## Problem to work on
Look for the line containing "Clone this chart in matplotlib." and the line containing "ax.add_patch(floor)"; retype them and all lines between, exactly, and leave out the pictures.
BEGIN Provided material
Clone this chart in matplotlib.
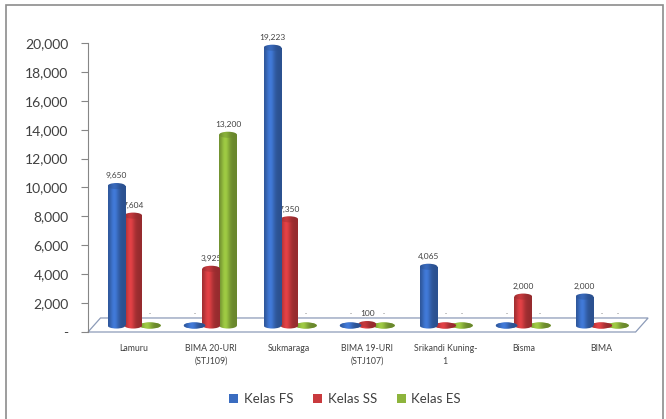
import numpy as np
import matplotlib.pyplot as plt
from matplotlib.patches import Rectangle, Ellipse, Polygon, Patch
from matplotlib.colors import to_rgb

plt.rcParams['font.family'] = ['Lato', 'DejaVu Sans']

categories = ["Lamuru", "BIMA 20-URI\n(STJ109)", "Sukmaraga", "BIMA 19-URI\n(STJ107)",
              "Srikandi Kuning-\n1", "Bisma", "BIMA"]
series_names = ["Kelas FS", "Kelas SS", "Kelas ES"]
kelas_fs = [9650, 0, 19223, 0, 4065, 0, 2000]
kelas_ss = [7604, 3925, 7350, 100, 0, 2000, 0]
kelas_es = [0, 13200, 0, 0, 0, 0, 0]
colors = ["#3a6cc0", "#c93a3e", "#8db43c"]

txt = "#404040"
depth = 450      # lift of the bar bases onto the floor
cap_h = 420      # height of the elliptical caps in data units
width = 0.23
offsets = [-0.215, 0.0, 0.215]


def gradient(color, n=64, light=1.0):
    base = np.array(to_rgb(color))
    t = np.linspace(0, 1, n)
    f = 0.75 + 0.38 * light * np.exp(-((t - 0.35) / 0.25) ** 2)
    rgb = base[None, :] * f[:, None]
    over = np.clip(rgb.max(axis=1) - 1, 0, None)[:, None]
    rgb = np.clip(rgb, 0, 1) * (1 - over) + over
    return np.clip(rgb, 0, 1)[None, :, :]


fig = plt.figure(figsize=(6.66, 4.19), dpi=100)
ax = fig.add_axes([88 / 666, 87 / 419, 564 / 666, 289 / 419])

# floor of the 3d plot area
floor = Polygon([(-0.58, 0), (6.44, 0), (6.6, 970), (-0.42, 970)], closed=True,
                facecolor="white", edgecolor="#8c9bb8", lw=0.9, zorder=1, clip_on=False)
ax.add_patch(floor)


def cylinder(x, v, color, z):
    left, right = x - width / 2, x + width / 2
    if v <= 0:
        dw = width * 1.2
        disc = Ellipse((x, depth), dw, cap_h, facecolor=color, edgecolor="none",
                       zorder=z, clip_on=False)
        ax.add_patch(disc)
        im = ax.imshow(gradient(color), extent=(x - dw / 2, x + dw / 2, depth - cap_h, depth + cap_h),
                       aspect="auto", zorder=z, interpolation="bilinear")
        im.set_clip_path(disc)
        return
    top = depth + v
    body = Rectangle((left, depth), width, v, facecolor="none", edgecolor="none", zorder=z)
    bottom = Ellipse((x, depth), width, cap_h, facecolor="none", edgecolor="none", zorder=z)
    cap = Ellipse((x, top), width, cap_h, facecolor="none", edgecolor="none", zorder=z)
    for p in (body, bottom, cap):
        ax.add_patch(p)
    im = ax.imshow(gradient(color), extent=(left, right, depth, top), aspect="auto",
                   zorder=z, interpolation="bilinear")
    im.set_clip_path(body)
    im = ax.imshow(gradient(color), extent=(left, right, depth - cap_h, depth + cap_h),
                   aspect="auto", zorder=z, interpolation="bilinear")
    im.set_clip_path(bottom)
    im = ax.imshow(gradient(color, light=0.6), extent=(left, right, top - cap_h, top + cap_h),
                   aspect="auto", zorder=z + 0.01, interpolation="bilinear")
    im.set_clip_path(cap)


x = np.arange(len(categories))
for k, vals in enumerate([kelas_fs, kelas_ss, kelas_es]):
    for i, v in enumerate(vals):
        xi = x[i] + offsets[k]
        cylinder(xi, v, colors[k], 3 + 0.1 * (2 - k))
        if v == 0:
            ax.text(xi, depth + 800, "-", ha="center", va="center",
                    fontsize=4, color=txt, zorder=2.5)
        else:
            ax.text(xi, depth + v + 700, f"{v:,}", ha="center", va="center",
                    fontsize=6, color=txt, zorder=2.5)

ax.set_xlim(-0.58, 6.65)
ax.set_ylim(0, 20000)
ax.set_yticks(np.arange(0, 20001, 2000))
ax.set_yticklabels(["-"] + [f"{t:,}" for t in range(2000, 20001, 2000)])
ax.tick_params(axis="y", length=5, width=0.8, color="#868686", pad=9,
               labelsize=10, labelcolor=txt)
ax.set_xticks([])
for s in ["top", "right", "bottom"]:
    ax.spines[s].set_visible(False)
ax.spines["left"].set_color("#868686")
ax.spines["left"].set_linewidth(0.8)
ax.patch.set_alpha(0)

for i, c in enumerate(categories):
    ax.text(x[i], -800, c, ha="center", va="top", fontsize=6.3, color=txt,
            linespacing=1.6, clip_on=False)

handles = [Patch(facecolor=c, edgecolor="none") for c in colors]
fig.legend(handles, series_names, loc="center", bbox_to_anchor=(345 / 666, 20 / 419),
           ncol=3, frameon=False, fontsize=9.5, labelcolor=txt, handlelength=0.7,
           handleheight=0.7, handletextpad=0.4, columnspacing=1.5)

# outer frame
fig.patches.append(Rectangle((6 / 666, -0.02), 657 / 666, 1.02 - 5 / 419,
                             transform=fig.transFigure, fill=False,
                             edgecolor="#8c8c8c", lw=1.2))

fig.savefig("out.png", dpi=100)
END Provided material
BEGIN Provided material
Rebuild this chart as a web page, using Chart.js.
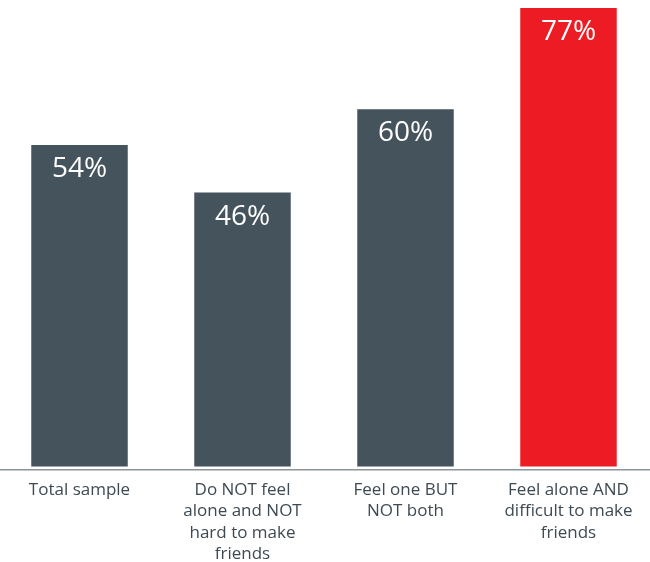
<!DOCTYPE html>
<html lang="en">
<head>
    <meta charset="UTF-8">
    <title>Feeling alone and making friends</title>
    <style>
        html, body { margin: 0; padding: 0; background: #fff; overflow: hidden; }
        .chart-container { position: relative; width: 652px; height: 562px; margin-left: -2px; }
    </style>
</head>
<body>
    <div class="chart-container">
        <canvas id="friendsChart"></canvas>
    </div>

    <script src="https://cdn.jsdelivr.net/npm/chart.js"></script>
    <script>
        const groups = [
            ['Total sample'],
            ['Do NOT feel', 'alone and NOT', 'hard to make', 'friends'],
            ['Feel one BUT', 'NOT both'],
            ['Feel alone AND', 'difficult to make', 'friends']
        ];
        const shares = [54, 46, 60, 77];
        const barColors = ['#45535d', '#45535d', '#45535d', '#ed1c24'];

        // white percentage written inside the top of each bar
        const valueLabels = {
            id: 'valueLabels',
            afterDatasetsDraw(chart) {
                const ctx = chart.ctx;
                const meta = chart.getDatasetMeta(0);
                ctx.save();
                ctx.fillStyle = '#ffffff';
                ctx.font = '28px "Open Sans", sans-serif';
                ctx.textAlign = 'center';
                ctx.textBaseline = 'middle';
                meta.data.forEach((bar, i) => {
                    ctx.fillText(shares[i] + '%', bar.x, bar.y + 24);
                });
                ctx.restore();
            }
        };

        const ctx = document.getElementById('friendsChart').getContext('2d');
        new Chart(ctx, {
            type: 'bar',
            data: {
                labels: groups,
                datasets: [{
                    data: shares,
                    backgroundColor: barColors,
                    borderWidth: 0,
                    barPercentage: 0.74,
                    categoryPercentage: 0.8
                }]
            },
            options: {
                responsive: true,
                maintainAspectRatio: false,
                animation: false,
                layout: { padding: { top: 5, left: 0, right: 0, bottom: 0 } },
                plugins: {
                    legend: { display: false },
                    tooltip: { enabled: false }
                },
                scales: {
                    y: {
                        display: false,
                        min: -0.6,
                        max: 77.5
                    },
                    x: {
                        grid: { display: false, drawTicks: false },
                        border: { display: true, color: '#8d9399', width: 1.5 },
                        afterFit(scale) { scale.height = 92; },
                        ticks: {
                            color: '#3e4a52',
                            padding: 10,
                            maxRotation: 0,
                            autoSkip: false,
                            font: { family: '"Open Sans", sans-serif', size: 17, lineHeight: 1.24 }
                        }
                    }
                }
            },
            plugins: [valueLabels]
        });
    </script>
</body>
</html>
END Provided material
BEGIN Provided material
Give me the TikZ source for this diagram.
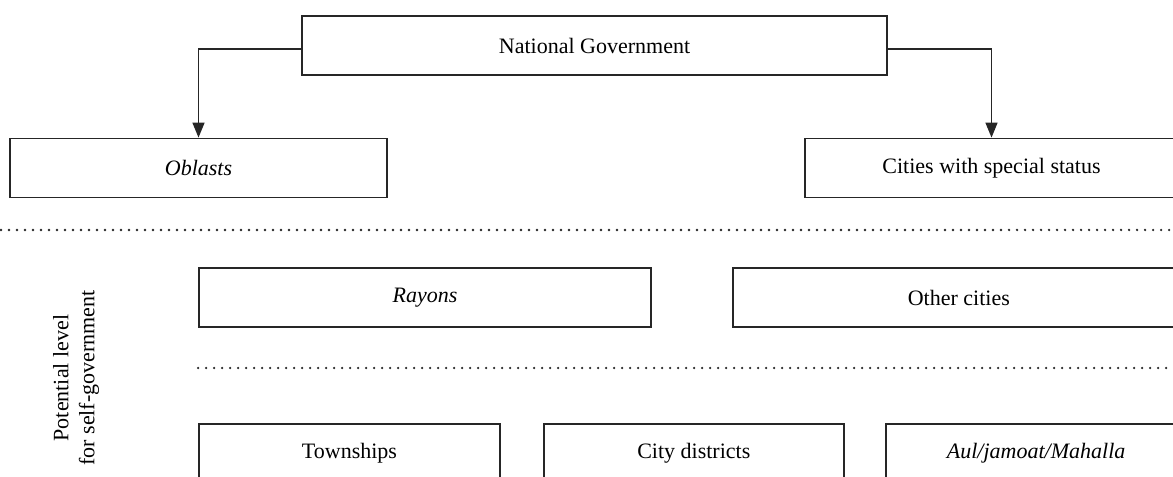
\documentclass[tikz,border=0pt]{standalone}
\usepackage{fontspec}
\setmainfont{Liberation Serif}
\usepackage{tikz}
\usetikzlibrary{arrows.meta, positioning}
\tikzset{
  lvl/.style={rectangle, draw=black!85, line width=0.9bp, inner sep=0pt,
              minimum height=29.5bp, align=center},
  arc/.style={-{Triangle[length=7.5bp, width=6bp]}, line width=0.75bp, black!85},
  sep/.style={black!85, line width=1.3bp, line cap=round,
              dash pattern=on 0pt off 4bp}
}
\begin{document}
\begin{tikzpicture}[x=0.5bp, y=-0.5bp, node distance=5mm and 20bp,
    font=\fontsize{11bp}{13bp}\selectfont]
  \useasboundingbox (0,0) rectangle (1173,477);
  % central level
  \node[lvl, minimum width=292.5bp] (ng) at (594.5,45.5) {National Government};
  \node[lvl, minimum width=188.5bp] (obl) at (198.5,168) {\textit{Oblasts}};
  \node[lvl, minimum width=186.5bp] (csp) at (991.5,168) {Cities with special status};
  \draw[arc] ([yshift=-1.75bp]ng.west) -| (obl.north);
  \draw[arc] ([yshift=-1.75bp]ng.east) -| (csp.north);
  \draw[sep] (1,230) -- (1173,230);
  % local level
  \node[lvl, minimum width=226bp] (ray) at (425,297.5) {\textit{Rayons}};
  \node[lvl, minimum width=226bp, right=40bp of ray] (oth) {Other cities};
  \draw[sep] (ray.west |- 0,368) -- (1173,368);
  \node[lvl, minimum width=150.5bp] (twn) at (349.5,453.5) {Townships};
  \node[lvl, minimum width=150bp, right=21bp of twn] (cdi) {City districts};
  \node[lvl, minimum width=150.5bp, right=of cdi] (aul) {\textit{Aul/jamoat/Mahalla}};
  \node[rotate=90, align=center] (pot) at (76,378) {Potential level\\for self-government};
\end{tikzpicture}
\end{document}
END Provided material
## Result of this task
Clone this chart in matplotlib.
import numpy as np
import matplotlib.pyplot as plt
from matplotlib.patches import Rectangle, Ellipse, Polygon, Patch
from matplotlib.colors import to_rgb

plt.rcParams['font.family'] = ['Lato', 'DejaVu Sans']

categories = ["Lamuru", "BIMA 20-URI\n(STJ109)", "Sukmaraga", "BIMA 19-URI\n(STJ107)",
              "Srikandi Kuning-\n1", "Bisma", "BIMA"]
series_names = ["Kelas FS", "Kelas SS", "Kelas ES"]
kelas_fs = [9650, 0, 19223, 0, 4065, 0, 2000]
kelas_ss = [7604, 3925, 7350, 100, 0, 2000, 0]
kelas_es = [0, 13200, 0, 0, 0, 0, 0]
colors = ["#3a6cc0", "#c93a3e", "#8db43c"]

txt = "#404040"
depth = 450      # lift of the bar bases onto the floor
cap_h = 420      # height of the elliptical caps in data units
width = 0.23
offsets = [-0.215, 0.0, 0.215]


def gradient(color, n=64, light=1.0):
    base = np.array(to_rgb(color))
    t = np.linspace(0, 1, n)
    f = 0.75 + 0.38 * light * np.exp(-((t - 0.35) / 0.25) ** 2)
    rgb = base[None, :] * f[:, None]
    over = np.clip(rgb.max(axis=1) - 1, 0, None)[:, None]
    rgb = np.clip(rgb, 0, 1) * (1 - over) + over
    return np.clip(rgb, 0, 1)[None, :, :]


fig = plt.figure(figsize=(6.66, 4.19), dpi=100)
ax = fig.add_axes([88 / 666, 87 / 419, 564 / 666, 289 / 419])

# floor of the 3d plot area
floor = Polygon([(-0.58, 0), (6.44, 0), (6.6, 970), (-0.42, 970)], closed=True,
                facecolor="white", edgecolor="#8c9bb8", lw=0.9, zorder=1, clip_on=False)
ax.add_patch(floor)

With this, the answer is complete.